*SET PROBLEM:*
Write the lines out again, from the top of the material to the line containing "0.55, 0.45, 0.02, 0.30, 0.20, 0.12, 0, 0, 0.06, 0]", pictures excluded.

--*--

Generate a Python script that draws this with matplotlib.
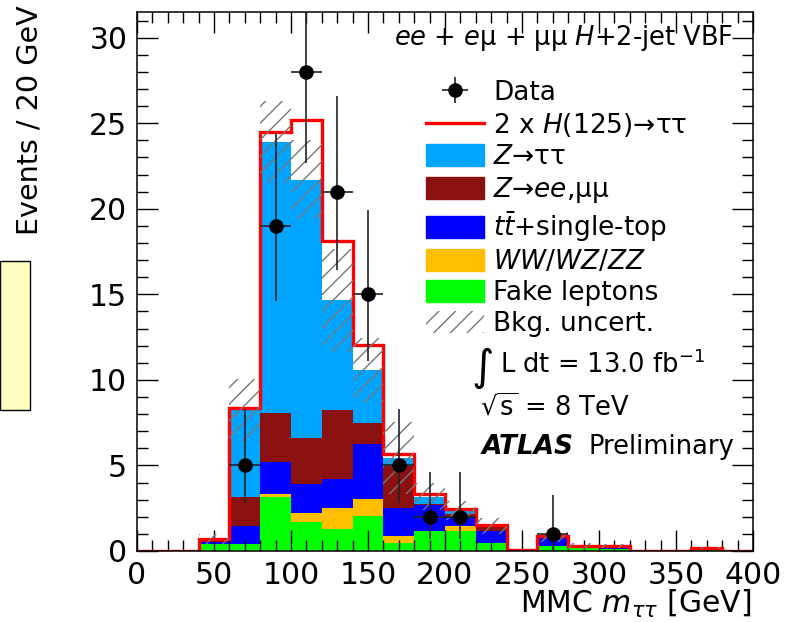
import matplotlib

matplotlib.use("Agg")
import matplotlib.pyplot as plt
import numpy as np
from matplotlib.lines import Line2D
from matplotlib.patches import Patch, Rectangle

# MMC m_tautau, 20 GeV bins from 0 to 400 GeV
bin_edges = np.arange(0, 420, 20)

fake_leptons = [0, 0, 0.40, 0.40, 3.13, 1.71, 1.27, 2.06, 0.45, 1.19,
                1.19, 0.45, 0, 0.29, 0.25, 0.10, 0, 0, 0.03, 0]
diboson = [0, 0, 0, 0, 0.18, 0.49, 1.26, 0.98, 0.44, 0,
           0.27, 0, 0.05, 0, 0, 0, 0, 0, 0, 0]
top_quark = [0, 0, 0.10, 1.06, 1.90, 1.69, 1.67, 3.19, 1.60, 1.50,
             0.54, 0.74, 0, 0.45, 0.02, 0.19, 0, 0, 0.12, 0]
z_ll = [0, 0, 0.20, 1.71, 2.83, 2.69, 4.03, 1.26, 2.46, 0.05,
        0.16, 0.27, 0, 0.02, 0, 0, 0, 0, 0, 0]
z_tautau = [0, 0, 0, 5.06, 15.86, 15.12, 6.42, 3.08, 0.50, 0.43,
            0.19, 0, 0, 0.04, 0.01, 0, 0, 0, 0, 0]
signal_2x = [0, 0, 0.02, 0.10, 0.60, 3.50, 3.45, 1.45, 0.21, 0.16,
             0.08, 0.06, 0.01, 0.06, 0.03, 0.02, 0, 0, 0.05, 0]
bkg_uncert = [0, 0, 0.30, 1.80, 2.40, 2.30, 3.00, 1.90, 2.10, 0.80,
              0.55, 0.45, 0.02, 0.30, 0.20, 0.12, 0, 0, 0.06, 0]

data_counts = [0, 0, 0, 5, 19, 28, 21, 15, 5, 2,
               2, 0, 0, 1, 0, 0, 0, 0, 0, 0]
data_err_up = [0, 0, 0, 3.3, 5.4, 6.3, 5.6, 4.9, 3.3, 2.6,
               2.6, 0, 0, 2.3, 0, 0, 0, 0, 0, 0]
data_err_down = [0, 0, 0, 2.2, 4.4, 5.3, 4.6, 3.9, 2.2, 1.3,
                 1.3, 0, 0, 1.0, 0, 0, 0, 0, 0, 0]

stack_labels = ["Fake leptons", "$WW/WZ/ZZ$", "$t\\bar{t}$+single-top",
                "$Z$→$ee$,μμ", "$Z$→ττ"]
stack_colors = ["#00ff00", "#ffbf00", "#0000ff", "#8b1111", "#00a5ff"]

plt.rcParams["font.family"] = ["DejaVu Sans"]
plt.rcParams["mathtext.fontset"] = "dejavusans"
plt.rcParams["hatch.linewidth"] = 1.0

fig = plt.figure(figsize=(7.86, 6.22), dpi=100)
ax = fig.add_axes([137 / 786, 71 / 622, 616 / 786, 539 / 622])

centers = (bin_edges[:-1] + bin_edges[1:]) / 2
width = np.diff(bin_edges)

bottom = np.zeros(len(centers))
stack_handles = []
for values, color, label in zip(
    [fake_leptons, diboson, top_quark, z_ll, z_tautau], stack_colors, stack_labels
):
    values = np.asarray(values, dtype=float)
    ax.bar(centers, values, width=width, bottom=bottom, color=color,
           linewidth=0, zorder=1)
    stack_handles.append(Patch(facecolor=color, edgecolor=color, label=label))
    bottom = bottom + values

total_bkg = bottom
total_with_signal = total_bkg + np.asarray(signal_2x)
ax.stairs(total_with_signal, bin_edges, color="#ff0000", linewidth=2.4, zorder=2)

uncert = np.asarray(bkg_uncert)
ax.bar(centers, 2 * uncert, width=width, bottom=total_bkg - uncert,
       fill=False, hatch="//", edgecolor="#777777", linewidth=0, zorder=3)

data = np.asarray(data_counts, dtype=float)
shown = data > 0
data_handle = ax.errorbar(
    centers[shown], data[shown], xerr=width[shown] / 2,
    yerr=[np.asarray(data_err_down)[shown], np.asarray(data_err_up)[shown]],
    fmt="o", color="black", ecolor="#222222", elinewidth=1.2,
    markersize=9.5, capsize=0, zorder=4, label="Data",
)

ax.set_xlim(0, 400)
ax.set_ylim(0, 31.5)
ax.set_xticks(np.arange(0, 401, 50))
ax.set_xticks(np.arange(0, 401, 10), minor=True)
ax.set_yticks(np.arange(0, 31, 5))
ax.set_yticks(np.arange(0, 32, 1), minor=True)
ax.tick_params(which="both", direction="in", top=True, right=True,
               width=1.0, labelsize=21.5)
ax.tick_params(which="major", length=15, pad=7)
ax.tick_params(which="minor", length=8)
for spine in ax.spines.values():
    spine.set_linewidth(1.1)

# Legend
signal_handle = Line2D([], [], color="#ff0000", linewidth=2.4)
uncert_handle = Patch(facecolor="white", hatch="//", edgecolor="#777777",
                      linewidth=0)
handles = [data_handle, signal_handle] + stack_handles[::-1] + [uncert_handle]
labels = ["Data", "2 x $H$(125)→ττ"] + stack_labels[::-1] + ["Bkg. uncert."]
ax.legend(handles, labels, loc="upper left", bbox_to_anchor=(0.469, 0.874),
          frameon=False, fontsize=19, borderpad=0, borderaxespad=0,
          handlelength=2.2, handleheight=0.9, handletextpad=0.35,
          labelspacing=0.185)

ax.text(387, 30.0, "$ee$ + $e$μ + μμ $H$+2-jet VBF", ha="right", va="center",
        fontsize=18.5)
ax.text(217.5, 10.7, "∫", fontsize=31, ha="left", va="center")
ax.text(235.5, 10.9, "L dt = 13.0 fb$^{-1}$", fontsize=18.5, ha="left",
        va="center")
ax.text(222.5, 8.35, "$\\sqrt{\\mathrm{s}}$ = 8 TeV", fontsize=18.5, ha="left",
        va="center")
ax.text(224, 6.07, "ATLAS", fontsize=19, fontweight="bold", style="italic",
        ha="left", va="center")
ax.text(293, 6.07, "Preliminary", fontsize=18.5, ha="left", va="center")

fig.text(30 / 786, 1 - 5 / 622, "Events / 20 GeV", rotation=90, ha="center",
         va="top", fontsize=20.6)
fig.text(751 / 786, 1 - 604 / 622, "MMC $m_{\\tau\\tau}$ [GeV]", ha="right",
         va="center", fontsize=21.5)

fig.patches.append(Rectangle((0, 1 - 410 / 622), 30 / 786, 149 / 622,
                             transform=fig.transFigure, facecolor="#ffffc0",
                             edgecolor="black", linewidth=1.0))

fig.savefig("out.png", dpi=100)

--*--

*FULL ANSWER:*
Generate a Python script that draws this with matplotlib.
import matplotlib

matplotlib.use("Agg")
import matplotlib.pyplot as plt
import numpy as np
from matplotlib.lines import Line2D
from matplotlib.patches import Patch, Rectangle

# MMC m_tautau, 20 GeV bins from 0 to 400 GeV
bin_edges = np.arange(0, 420, 20)

fake_leptons = [0, 0, 0.40, 0.40, 3.13, 1.71, 1.27, 2.06, 0.45, 1.19,
                1.19, 0.45, 0, 0.29, 0.25, 0.10, 0, 0, 0.03, 0]
diboson = [0, 0, 0, 0, 0.18, 0.49, 1.26, 0.98, 0.44, 0,
           0.27, 0, 0.05, 0, 0, 0, 0, 0, 0, 0]
top_quark = [0, 0, 0.10, 1.06, 1.90, 1.69, 1.67, 3.19, 1.60, 1.50,
             0.54, 0.74, 0, 0.45, 0.02, 0.19, 0, 0, 0.12, 0]
z_ll = [0, 0, 0.20, 1.71, 2.83, 2.69, 4.03, 1.26, 2.46, 0.05,
        0.16, 0.27, 0, 0.02, 0, 0, 0, 0, 0, 0]
z_tautau = [0, 0, 0, 5.06, 15.86, 15.12, 6.42, 3.08, 0.50, 0.43,
            0.19, 0, 0, 0.04, 0.01, 0, 0, 0, 0, 0]
signal_2x = [0, 0, 0.02, 0.10, 0.60, 3.50, 3.45, 1.45, 0.21, 0.16,
             0.08, 0.06, 0.01, 0.06, 0.03, 0.02, 0, 0, 0.05, 0]
bkg_uncert = [0, 0, 0.30, 1.80, 2.40, 2.30, 3.00, 1.90, 2.10, 0.80,
              0.55, 0.45, 0.02, 0.30, 0.20, 0.12, 0, 0, 0.06, 0]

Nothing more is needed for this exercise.